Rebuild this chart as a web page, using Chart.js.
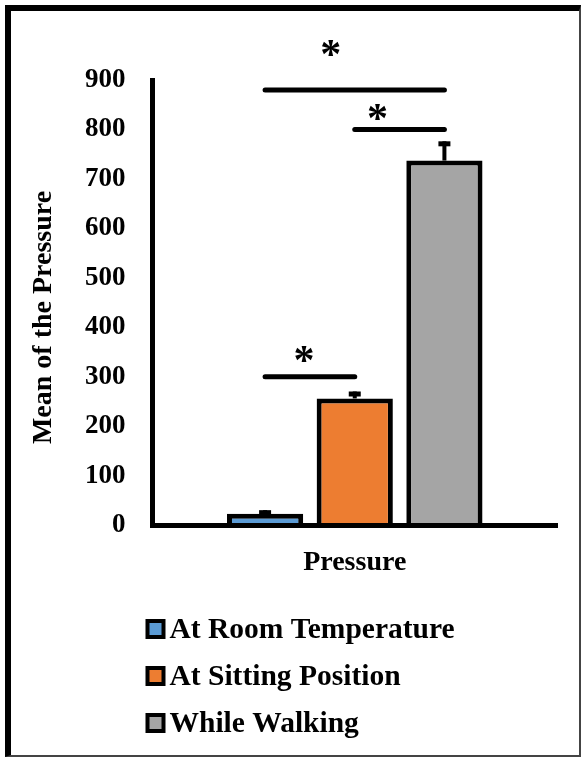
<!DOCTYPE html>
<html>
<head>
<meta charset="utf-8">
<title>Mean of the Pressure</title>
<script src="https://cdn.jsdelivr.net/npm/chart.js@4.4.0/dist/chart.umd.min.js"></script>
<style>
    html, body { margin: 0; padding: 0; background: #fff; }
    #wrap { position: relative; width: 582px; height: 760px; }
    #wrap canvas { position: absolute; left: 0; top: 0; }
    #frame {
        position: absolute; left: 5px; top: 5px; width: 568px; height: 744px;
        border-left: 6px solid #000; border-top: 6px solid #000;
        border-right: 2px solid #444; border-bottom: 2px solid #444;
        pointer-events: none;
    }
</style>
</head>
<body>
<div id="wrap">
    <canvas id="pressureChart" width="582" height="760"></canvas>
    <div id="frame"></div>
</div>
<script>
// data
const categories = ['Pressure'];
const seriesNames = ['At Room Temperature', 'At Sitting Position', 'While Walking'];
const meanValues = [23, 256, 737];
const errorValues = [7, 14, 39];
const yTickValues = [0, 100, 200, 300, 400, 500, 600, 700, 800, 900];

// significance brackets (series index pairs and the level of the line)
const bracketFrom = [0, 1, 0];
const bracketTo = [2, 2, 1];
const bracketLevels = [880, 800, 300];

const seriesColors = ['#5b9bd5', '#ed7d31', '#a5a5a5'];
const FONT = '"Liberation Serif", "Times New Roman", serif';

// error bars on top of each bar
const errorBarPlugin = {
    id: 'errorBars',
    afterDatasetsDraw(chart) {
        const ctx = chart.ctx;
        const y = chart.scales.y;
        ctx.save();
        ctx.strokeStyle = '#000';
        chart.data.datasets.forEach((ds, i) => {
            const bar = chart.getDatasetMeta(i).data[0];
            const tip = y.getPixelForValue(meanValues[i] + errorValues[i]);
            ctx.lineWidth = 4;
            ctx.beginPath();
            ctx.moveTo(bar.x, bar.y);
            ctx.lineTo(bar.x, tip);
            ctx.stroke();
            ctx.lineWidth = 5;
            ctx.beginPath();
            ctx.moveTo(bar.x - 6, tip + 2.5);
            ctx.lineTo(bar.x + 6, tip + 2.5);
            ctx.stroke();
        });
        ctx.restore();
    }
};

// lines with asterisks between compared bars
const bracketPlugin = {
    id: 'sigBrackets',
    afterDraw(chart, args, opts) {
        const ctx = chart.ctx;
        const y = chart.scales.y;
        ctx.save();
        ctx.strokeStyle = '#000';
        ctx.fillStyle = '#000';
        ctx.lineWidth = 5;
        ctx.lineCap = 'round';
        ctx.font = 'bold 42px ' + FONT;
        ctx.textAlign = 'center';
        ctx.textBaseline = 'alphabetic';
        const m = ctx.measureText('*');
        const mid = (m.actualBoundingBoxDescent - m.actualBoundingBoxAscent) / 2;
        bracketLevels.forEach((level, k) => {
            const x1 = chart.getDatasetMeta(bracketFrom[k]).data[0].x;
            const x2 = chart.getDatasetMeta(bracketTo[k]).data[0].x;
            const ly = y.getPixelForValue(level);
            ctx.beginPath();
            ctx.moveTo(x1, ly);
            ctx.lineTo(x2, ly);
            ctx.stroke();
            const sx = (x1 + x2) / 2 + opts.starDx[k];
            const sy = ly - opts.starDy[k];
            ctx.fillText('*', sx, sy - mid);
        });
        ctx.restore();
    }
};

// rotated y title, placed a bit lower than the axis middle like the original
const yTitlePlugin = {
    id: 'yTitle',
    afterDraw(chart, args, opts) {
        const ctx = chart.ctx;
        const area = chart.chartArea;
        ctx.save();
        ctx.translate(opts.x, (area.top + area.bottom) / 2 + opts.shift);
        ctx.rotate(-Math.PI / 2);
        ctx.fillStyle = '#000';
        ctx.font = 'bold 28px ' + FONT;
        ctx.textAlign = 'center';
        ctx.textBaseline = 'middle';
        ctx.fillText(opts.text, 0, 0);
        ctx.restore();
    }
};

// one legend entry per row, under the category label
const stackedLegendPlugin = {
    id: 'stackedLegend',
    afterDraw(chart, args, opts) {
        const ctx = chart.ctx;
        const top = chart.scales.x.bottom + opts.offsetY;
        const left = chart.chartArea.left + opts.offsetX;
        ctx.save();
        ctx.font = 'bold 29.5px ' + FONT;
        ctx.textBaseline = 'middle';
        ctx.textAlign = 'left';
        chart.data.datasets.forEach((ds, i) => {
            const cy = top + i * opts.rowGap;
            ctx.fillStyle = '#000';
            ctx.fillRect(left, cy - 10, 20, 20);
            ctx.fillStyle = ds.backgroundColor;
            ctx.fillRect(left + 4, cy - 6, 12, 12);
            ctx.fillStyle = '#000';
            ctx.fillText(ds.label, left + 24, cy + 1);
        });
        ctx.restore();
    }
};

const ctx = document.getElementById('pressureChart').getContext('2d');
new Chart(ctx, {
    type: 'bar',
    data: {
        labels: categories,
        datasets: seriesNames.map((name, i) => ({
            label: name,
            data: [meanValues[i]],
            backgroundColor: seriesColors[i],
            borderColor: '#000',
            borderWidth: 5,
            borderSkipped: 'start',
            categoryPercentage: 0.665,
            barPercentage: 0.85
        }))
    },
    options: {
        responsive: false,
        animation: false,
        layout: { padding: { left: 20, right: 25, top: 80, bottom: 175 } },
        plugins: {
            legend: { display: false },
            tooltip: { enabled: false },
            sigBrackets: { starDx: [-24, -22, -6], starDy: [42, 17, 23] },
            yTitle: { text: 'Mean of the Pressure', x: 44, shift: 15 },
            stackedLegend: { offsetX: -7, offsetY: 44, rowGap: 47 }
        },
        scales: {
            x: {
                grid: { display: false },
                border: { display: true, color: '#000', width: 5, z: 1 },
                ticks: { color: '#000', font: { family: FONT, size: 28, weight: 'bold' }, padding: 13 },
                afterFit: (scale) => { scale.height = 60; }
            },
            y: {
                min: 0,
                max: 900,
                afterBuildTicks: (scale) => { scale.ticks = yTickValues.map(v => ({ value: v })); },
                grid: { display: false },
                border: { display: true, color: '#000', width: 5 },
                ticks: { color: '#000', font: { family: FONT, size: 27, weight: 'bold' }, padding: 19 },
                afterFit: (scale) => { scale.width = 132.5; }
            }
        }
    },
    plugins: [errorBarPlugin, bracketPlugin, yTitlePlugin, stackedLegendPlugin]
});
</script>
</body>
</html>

==============================

§ Set exercise
Transcribe the whole listing exactly. Pictures are excluded.

§ Reply to the task
Rebuild this chart as a web page, using Chart.js.
<!DOCTYPE html>
<html>
<head>
<meta charset="utf-8">
<title>Mean of the Pressure</title>
<script src="https://cdn.jsdelivr.net/npm/chart.js@4.4.0/dist/chart.umd.min.js"></script>
<style>
    html, body { margin: 0; padding: 0; background: #fff; }
    #wrap { position: relative; width: 582px; height: 760px; }
    #wrap canvas { position: absolute; left: 0; top: 0; }
    #frame {
        position: absolute; left: 5px; top: 5px; width: 568px; height: 744px;
        border-left: 6px solid #000; border-top: 6px solid #000;
        border-right: 2px solid #444; border-bottom: 2px solid #444;
        pointer-events: none;
    }
</style>
</head>
<body>
<div id="wrap">
    <canvas id="pressureChart" width="582" height="760"></canvas>
    <div id="frame"></div>
</div>
<script>
// data
const categories = ['Pressure'];
const seriesNames = ['At Room Temperature', 'At Sitting Position', 'While Walking'];
const meanValues = [23, 256, 737];
const errorValues = [7, 14, 39];
const yTickValues = [0, 100, 200, 300, 400, 500, 600, 700, 800, 900];

// significance brackets (series index pairs and the level of the line)
const bracketFrom = [0, 1, 0];
const bracketTo = [2, 2, 1];
const bracketLevels = [880, 800, 300];

const seriesColors = ['#5b9bd5', '#ed7d31', '#a5a5a5'];
const FONT = '"Liberation Serif", "Times New Roman", serif';

// error bars on top of each bar
const errorBarPlugin = {
    id: 'errorBars',
    afterDatasetsDraw(chart) {
        const ctx = chart.ctx;
        const y = chart.scales.y;
        ctx.save();
        ctx.strokeStyle = '#000';
        chart.data.datasets.forEach((ds, i) => {
            const bar = chart.getDatasetMeta(i).data[0];
            const tip = y.getPixelForValue(meanValues[i] + errorValues[i]);
            ctx.lineWidth = 4;
            ctx.beginPath();
            ctx.moveTo(bar.x, bar.y);
            ctx.lineTo(bar.x, tip);
            ctx.stroke();
            ctx.lineWidth = 5;
            ctx.beginPath();
            ctx.moveTo(bar.x - 6, tip + 2.5);
            ctx.lineTo(bar.x + 6, tip + 2.5);
            ctx.stroke();
        });
        ctx.restore();
    }
};

// lines with asterisks between compared bars
const bracketPlugin = {
    id: 'sigBrackets',
    afterDraw(chart, args, opts) {
        const ctx = chart.ctx;
        const y = chart.scales.y;
        ctx.save();
        ctx.strokeStyle = '#000';
        ctx.fillStyle = '#000';
        ctx.lineWidth = 5;
        ctx.lineCap = 'round';
        ctx.font = 'bold 42px ' + FONT;
        ctx.textAlign = 'center';
        ctx.textBaseline = 'alphabetic';
        const m = ctx.measureText('*');
        const mid = (m.actualBoundingBoxDescent - m.actualBoundingBoxAscent) / 2;
        bracketLevels.forEach((level, k) => {
            const x1 = chart.getDatasetMeta(bracketFrom[k]).data[0].x;
            const x2 = chart.getDatasetMeta(bracketTo[k]).data[0].x;
            const ly = y.getPixelForValue(level);
            ctx.beginPath();
            ctx.moveTo(x1, ly);
            ctx.lineTo(x2, ly);
            ctx.stroke();
            const sx = (x1 + x2) / 2 + opts.starDx[k];
            const sy = ly - opts.starDy[k];
            ctx.fillText('*', sx, sy - mid);
        });
        ctx.restore();
    }
};

// rotated y title, placed a bit lower than the axis middle like the original
const yTitlePlugin = {
    id: 'yTitle',
    afterDraw(chart, args, opts) {
        const ctx = chart.ctx;
        const area = chart.chartArea;
        ctx.save();
        ctx.translate(opts.x, (area.top + area.bottom) / 2 + opts.shift);
        ctx.rotate(-Math.PI / 2);
        ctx.fillStyle = '#000';
        ctx.font = 'bold 28px ' + FONT;
        ctx.textAlign = 'center';
        ctx.textBaseline = 'middle';
        ctx.fillText(opts.text, 0, 0);
        ctx.restore();
    }
};

// one legend entry per row, under the category label
const stackedLegendPlugin = {
    id: 'stackedLegend',
    afterDraw(chart, args, opts) {
        const ctx = chart.ctx;
        const top = chart.scales.x.bottom + opts.offsetY;
        const left = chart.chartArea.left + opts.offsetX;
        ctx.save();
        ctx.font = 'bold 29.5px ' + FONT;
        ctx.textBaseline = 'middle';
        ctx.textAlign = 'left';
        chart.data.datasets.forEach((ds, i) => {
            const cy = top + i * opts.rowGap;
            ctx.fillStyle = '#000';
            ctx.fillRect(left, cy - 10, 20, 20);
            ctx.fillStyle = ds.backgroundColor;
            ctx.fillRect(left + 4, cy - 6, 12, 12);
            ctx.fillStyle = '#000';
            ctx.fillText(ds.label, left + 24, cy + 1);
        });
        ctx.restore();
    }
};

const ctx = document.getElementById('pressureChart').getContext('2d');
new Chart(ctx, {
    type: 'bar',
    data: {
        labels: categories,
        datasets: seriesNames.map((name, i) => ({
            label: name,
            data: [meanValues[i]],
            backgroundColor: seriesColors[i],
            borderColor: '#000',
            borderWidth: 5,
            borderSkipped: 'start',
            categoryPercentage: 0.665,
            barPercentage: 0.85
        }))
    },
    options: {
        responsive: false,
        animation: false,
        layout: { padding: { left: 20, right: 25, top: 80, bottom: 175 } },
        plugins: {
            legend: { display: false },
            tooltip: { enabled: false },
            sigBrackets: { starDx: [-24, -22, -6], starDy: [42, 17, 23] },
            yTitle: { text: 'Mean of the Pressure', x: 44, shift: 15 },
            stackedLegend: { offsetX: -7, offsetY: 44, rowGap: 47 }
        },
        scales: {
            x: {
                grid: { display: false },
                border: { display: true, color: '#000', width: 5, z: 1 },
                ticks: { color: '#000', font: { family: FONT, size: 28, weight: 'bold' }, padding: 13 },
                afterFit: (scale) => { scale.height = 60; }
            },
            y: {
                min: 0,
                max: 900,
                afterBuildTicks: (scale) => { scale.ticks = yTickValues.map(v => ({ value: v })); },
                grid: { display: false },
                border: { display: true, color: '#000', width: 5 },
                ticks: { color: '#000', font: { family: FONT, size: 27, weight: 'bold' }, padding: 19 },
                afterFit: (scale) => { scale.width = 132.5; }
            }
        }
    },
    plugins: [errorBarPlugin, bracketPlugin, yTitlePlugin, stackedLegendPlugin]
});
</script>
</body>
</html>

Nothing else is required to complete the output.